Non-bank financial institution

Aviva Finance Limited is a sharia complaint major non-bank financial institution in Bangladesh. It was formerly called Reliance Finance Limited. Mohammed Saiful Alam is the chairman of Aviva Finance Limited and also S. Alam Group. The former managing director of Reliance Finance Limited, Proshanta Kumar Halder, embezzled from Reliance and other financial institutions in Bangladesh through fraudulent loans. According to the Anti-Corruption Commission Proshanta Kumar Halder stole 102 billion taka. The Daily Star gave Proshanta Kumar Halder the name sultan of swindle.

== History ==
Aviva Finance Limited started as Bahrain Bangladesh Finance and Investment Company Limited in 1996. Mascot Finance Company Limited invested in 2000 and was renamed to Oman Bangladesh Leasing & Finance Limited.
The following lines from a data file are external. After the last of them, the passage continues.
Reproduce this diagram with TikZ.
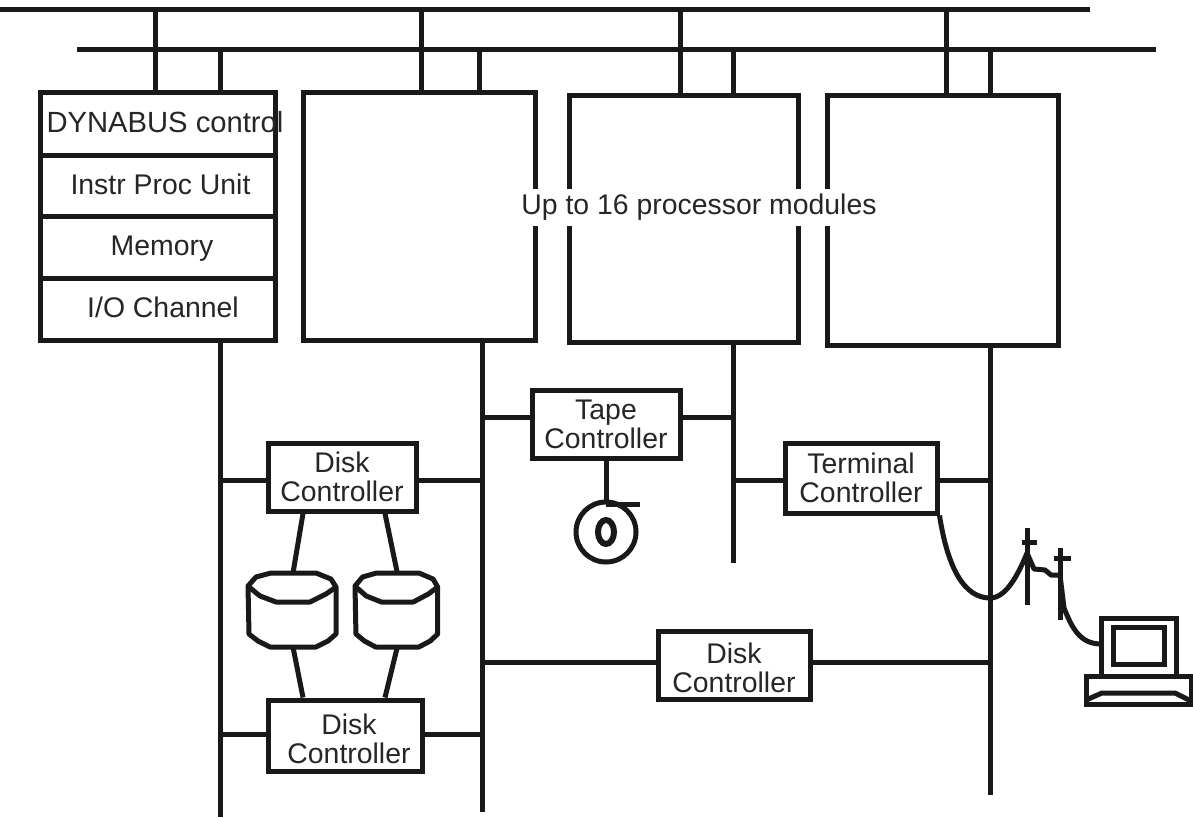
\documentclass[tikz,border=0pt]{standalone}
\usepackage{fontspec}
\setmainfont{Liberation Sans}
\tikzset{
    wire/.style = {line width = 5pt, color = black!90},
    box/.style = {draw = black!90, line width = 5pt, fill = white, inner sep = 0pt, align = center},
    lbl/.style = {inner sep = 0pt, align = center, text = black!85, font = \fontsize{28.4}{29}\selectfont},
    disk/.pic = {
        \draw[wire, fill = white, line join = round] (0, 13) -- (8, 4) -- (23, 0) -- (68, 0) -- (83, 6) -- (88, 14) -- (88, 61) -- (80, 68) -- (68, 74) -- (22, 74) -- (10, 68) -- (1, 61) -- cycle;
        \draw[wire, line join = round] (1, 14) -- (12, 23) -- (28, 29) -- (62, 29) -- (78, 21) -- (88, 14);
        \coordinate (-top) at (45, 0);
        \coordinate (-bot) at (45, 74);
    }
}

\begin{document}
\begin{tikzpicture}[x = 1pt, y = -1pt]
    \useasboundingbox[fill = white] (0, 0) rectangle (1193, 817);

    % buses
    \coordinate (busa) at (0, 9);
    \coordinate (busb) at (77, 49);
    \draw[wire] (busa) -- (1090, 9);
    \draw[wire] (busb) -- (1156, 49);

    % processor modules
    \node[box, minimum width = 235pt, minimum height = 63pt] (dyna) at (157.5, 123.5) {};
    \node[box, minimum width = 235pt, minimum height = 61pt] (instr) at (157.5, 185.5) {};
    \node[box, minimum width = 235pt, minimum height = 62pt] (mem) at (157.5, 247) {};
    \node[box, minimum width = 235pt, minimum height = 62pt] (chan) at (157.5, 309) {};
    \node[lbl, font = \fontsize{29.2}{30}\selectfont] (dynatext) at (165, 122) {DYNABUS control};
    \node[lbl] (instrtext) at (160.5, 184) {Instr Proc Unit};
    \node[lbl] (memtext) at (162, 249) {Memory};
    \node[lbl] (chantext) at (163, 307) {I/O Channel};
    \node[box, minimum width = 232pt, minimum height = 248pt] (procb) at (419, 216) {};
    \node[box, minimum width = 229pt, minimum height = 247pt] (procc) at (683.5, 218.5) {};
    \node[box, minimum width = 231pt, minimum height = 250pt] (procd) at (942.5, 220) {};
    \node[lbl, fill = white, minimum height = 37pt] (uptext) at (699, 207) {Up to 16 processor modules};

    % drops from the buses
    \foreach \x/\y/\target in {155/9/dyna, 220/49/dyna, 421/9/procb, 479/49/procb, 680/9/procc, 733/49/procc, 946/9/procd, 990/49/procd} {
        \coordinate (drop) at (\x, \y);
        \draw[wire] (drop) -- (drop |- \target.north);
    }

    % I/O buses
    \coordinate (ioa) at (220, 817);
    \coordinate (iob) at (482, 812);
    \coordinate (ioc) at (733, 563);
    \coordinate (iod) at (990, 795);
    \draw[wire] (ioa |- chan.south) -- (ioa);
    \draw[wire] (iob |- procb.south) -- (iob);
    \draw[wire] (ioc |- procc.south) -- (ioc);
    \draw[wire] (iod |- procd.south) -- (iod);

    % controllers
    \node[box, lbl, minimum width = 148pt, minimum height = 68pt] (tape) at (606, 424) {Tape\\Controller};
    \node[box, lbl, minimum width = 148pt, minimum height = 68pt] (diska) at (342, 477) {Disk\\Controller};
    \node[box, lbl, minimum width = 152pt, minimum height = 70pt] (term) at (861, 478) {Terminal\\Controller};
    \node[box, minimum width = 154pt, minimum height = 71pt] (diskb) at (345, 735.5) {};
    \node[box, minimum width = 152pt, minimum height = 68pt] (diskc) at (734, 665) {};
    \node[lbl] (diskbtext) at (349, 739) {Disk\\Controller};
    \node[lbl] (diskctext) at (734, 668) {Disk\\Controller};

    \draw[wire] (tape.west |- 0, 417) -- (iob |- 0, 417);
    \draw[wire] (tape.east |- 0, 417) -- (ioc |- 0, 417);
    \draw[wire] (diska.west |- 0, 480) -- (ioa |- 0, 480);
    \draw[wire] (diska.east |- 0, 480) -- (485, 480);
    \draw[wire] (term.west |- 0, 480) -- (ioc |- 0, 480);
    \draw[wire] (term.east |- 0, 480) -- (iod |- 0, 480);
    \draw[wire] (diskb.west |- 0, 734) -- (ioa |- 0, 734);
    \draw[wire] (diskb.east |- 0, 734) -- (iob |- 0, 734);
    \draw[wire] (diskc.west |- 0, 662) -- (iob |- 0, 662);
    \draw[wire] (diskc.east |- 0, 662) -- (iod |- 0, 662);

    % disks
    \pic (da) at (248, 573) {disk};
    \pic[xscale = 0.94] (db) at (355, 573) {disk};
    \draw[wire] ([xshift = -39pt]diska.south) -- (da-top);
    \draw[wire] ([xshift = 43pt]diska.south) -- (db-top);
    \draw[wire] ([xshift = -42pt]diskb.north) -- (da-bot);
    \draw[wire] ([xshift = 40pt]diskb.north) -- (db-bot);

    % tape drive
    \node[draw = black!90, line width = 5pt, circle, inner sep = 0pt, minimum size = 60pt] (spool) at (606, 532) {};
    \draw[wire, line width = 6pt] (spool.center) ellipse [x radius = 8, y radius = 12];
    \coordinate (spoolend) at (640, 504);
    \draw[wire] (tape.south) -- (606, 504);
    \draw[wire] (606, 504) -- (spoolend);

    % terminal
    \coordinate (posta) at (1027, 528);
    \coordinate (postb) at (1060, 548);
    \node[draw = black!90, line width = 5pt, inner sep = 0pt, minimum width = 51pt, minimum height = 37pt] (screen) at (1138.5, 645.5) {};
    \draw[wire] (1101, 675) |- (1176, 618) -- (1176, 675);
    \draw[wire, fill = white] (1086, 676) rectangle (1191, 704);
    \draw[wire, line join = round] (1086, 700) -- (1102, 693) -- (1175, 693) -- (1191, 701);
    \coordinate (termin) at (1101, 644);
    \draw[wire] (posta) -- (1027, 605);
    \draw[wire] (1022, 542) -- (1037, 542);
    \draw[wire] (postb) -- (1060, 620);
    \draw[wire] (1054, 558) -- (1071, 558);
    \draw[wire] (term.south east) .. controls (948, 570) and (965, 598) .. (990, 598) .. controls (1006, 598) and (1018, 575) .. (1027, 553);
    \draw[wire, line join = round] (1027, 553) -- (1034, 569) -- (1045, 570) -- (1051, 575) -- (1060, 575) -- (1064, 608) .. controls (1072, 628) and (1080, 644) .. (termin);
\end{tikzpicture}
\end{document}
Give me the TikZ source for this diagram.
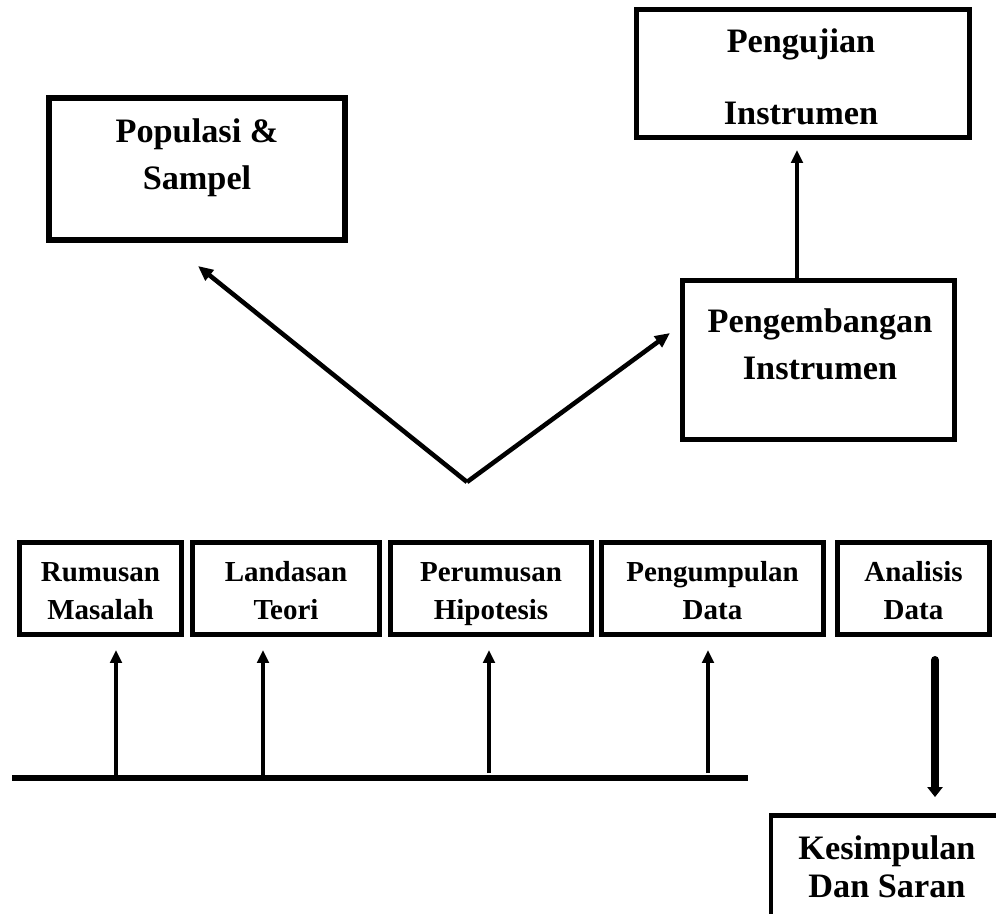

In 2003, the foreign investors sold all their shares.

In March 2009, S. Alam Group purchased most of the shares except a small portion held by the National Life Insurance Company Limited. It is listed on the Dhaka Stock Exchange and Chittagong Stock Exchange. Mohammed Saiful Alam, chairman of S. Alam Group, has been the chairman of Aviva Finance Limited since March 2009. Proshanta Kumar Halder became managing director of Reliance Finance in 2009 before that he was in the Industrial and Infrastructure Development Finance Company Limited.

In 2010, the government of Bangladesh was encouraging non-bank financial institutions, including Reliance Finance, to list on the stock market.

In 2015, Proshanta Kumar Halder left Reliance Finance and joined NRB Global Bank as managing director.

On 19 November 2020, Reliance Finance Limited was renamed to Aviva Finance Limited and became an Islamic finance company. Bangladesh Bank approved the name change and gave them permission to open five new branches despite the institute failing to meet the requirements for opening new branches. The name change was due to the former managing director of the company, Proshanta Kumar Halder, embezzling funds from this and other financial institutions. The other institutions robbed by Halder and his associates were Bangladesh Industrial Finance Company Limited, FAS Finance and Investment Limited, International Leasing and Financial Services Limited, and Peoples Leasing and Financial Services Limited. Bangladesh Securities and Exchange Commission ordered the seizure of Halder's assets.

In 2022, Aviva Finance Limited offered the highest interest rate on deposits of all non-bank financial institutions in Bangladesh. On 14 May, Proshanta Kumar Halder was arrested from West Bengal, India.